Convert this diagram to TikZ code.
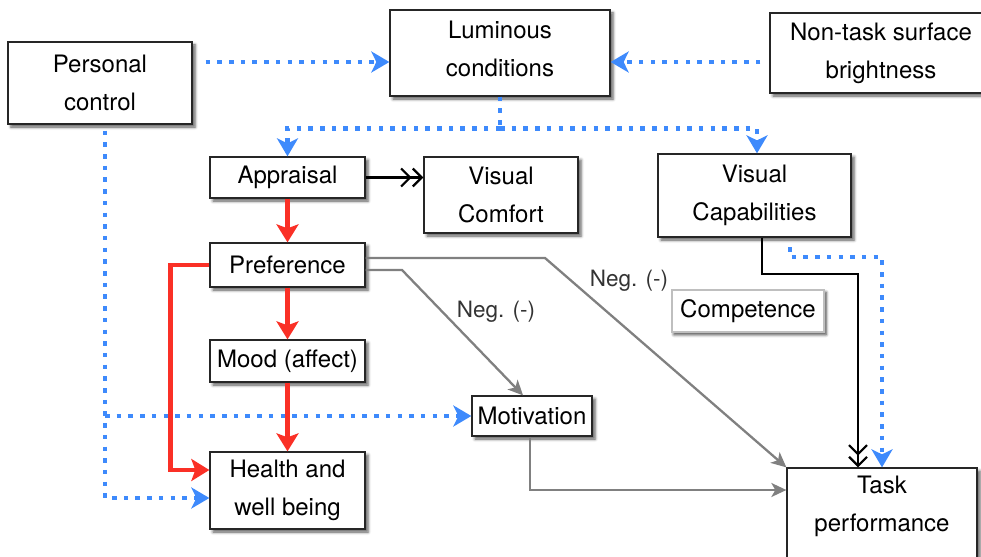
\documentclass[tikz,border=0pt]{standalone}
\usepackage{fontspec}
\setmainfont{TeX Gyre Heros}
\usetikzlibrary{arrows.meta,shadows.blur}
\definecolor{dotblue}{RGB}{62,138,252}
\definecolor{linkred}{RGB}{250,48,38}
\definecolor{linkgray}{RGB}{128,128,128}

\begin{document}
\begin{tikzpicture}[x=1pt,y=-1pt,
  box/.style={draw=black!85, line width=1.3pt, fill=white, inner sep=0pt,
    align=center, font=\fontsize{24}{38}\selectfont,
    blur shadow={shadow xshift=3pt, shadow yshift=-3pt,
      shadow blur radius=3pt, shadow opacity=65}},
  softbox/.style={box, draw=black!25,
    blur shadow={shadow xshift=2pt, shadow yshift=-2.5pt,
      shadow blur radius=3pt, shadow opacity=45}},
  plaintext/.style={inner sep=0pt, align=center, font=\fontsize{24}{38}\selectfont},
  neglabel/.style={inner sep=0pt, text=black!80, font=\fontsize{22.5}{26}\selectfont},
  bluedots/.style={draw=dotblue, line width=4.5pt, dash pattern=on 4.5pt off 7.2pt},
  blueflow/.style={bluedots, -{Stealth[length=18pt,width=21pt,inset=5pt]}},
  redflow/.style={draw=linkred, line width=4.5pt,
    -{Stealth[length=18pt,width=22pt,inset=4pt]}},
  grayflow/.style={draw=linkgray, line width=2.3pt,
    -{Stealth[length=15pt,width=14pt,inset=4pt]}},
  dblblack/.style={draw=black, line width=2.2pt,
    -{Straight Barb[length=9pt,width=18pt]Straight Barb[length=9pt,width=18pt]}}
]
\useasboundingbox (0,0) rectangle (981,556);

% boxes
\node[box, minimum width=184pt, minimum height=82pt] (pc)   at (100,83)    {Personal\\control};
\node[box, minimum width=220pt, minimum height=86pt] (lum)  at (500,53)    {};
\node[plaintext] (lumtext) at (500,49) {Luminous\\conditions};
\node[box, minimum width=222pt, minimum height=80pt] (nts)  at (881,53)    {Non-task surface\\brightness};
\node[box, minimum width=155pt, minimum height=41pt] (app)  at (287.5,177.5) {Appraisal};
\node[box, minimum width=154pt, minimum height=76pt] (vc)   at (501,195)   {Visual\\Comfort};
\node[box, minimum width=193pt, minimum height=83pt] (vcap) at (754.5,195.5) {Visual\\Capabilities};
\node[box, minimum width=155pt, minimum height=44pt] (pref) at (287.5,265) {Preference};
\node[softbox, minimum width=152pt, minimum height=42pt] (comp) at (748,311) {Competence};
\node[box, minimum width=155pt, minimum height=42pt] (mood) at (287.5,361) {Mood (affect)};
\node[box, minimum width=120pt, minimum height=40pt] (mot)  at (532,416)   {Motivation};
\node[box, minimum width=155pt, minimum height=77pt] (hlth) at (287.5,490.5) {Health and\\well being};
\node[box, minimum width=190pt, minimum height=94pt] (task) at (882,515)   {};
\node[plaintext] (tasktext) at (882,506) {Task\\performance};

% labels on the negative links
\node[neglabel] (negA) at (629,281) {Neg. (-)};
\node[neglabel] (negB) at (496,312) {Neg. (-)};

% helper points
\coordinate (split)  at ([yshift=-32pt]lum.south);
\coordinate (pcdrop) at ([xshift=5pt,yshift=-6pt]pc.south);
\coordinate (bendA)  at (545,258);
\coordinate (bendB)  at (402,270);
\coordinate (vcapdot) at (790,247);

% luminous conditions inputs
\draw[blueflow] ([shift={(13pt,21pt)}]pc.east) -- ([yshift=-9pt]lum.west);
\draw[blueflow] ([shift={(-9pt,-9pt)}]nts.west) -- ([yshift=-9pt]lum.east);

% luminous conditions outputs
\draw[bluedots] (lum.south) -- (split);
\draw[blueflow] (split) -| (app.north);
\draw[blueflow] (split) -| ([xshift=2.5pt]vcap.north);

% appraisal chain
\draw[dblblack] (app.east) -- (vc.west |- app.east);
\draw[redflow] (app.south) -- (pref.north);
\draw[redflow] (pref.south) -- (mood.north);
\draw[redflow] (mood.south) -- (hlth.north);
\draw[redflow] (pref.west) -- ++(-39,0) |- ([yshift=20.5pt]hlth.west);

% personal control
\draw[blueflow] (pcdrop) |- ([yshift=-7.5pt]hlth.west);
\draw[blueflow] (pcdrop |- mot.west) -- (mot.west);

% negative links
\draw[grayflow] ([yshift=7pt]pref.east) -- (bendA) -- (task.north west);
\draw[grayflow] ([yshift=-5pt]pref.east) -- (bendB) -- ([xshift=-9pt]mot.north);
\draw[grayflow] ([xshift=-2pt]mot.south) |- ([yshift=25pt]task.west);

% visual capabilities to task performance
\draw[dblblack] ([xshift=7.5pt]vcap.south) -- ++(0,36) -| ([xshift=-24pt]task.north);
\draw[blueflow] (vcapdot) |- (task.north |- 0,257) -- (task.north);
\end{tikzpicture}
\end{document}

# [Your objective]
Begin at the first line of the data above and repeat each line exactly, stopping after the line containing "(0,0) rectangle (981,556);". Omit the pictures.

# [Result of the exercise]
Convert this diagram to TikZ code.
\documentclass[tikz,border=0pt]{standalone}
\usepackage{fontspec}
\setmainfont{TeX Gyre Heros}
\usetikzlibrary{arrows.meta,shadows.blur}
\definecolor{dotblue}{RGB}{62,138,252}
\definecolor{linkred}{RGB}{250,48,38}
\definecolor{linkgray}{RGB}{128,128,128}

\begin{document}
\begin{tikzpicture}[x=1pt,y=-1pt,
  box/.style={draw=black!85, line width=1.3pt, fill=white, inner sep=0pt,
    align=center, font=\fontsize{24}{38}\selectfont,
    blur shadow={shadow xshift=3pt, shadow yshift=-3pt,
      shadow blur radius=3pt, shadow opacity=65}},
  softbox/.style={box, draw=black!25,
    blur shadow={shadow xshift=2pt, shadow yshift=-2.5pt,
      shadow blur radius=3pt, shadow opacity=45}},
  plaintext/.style={inner sep=0pt, align=center, font=\fontsize{24}{38}\selectfont},
  neglabel/.style={inner sep=0pt, text=black!80, font=\fontsize{22.5}{26}\selectfont},
  bluedots/.style={draw=dotblue, line width=4.5pt, dash pattern=on 4.5pt off 7.2pt},
  blueflow/.style={bluedots, -{Stealth[length=18pt,width=21pt,inset=5pt]}},
  redflow/.style={draw=linkred, line width=4.5pt,
    -{Stealth[length=18pt,width=22pt,inset=4pt]}},
  grayflow/.style={draw=linkgray, line width=2.3pt,
    -{Stealth[length=15pt,width=14pt,inset=4pt]}},
  dblblack/.style={draw=black, line width=2.2pt,
    -{Straight Barb[length=9pt,width=18pt]Straight Barb[length=9pt,width=18pt]}}
]
\useasboundingbox (0,0) rectangle (981,556);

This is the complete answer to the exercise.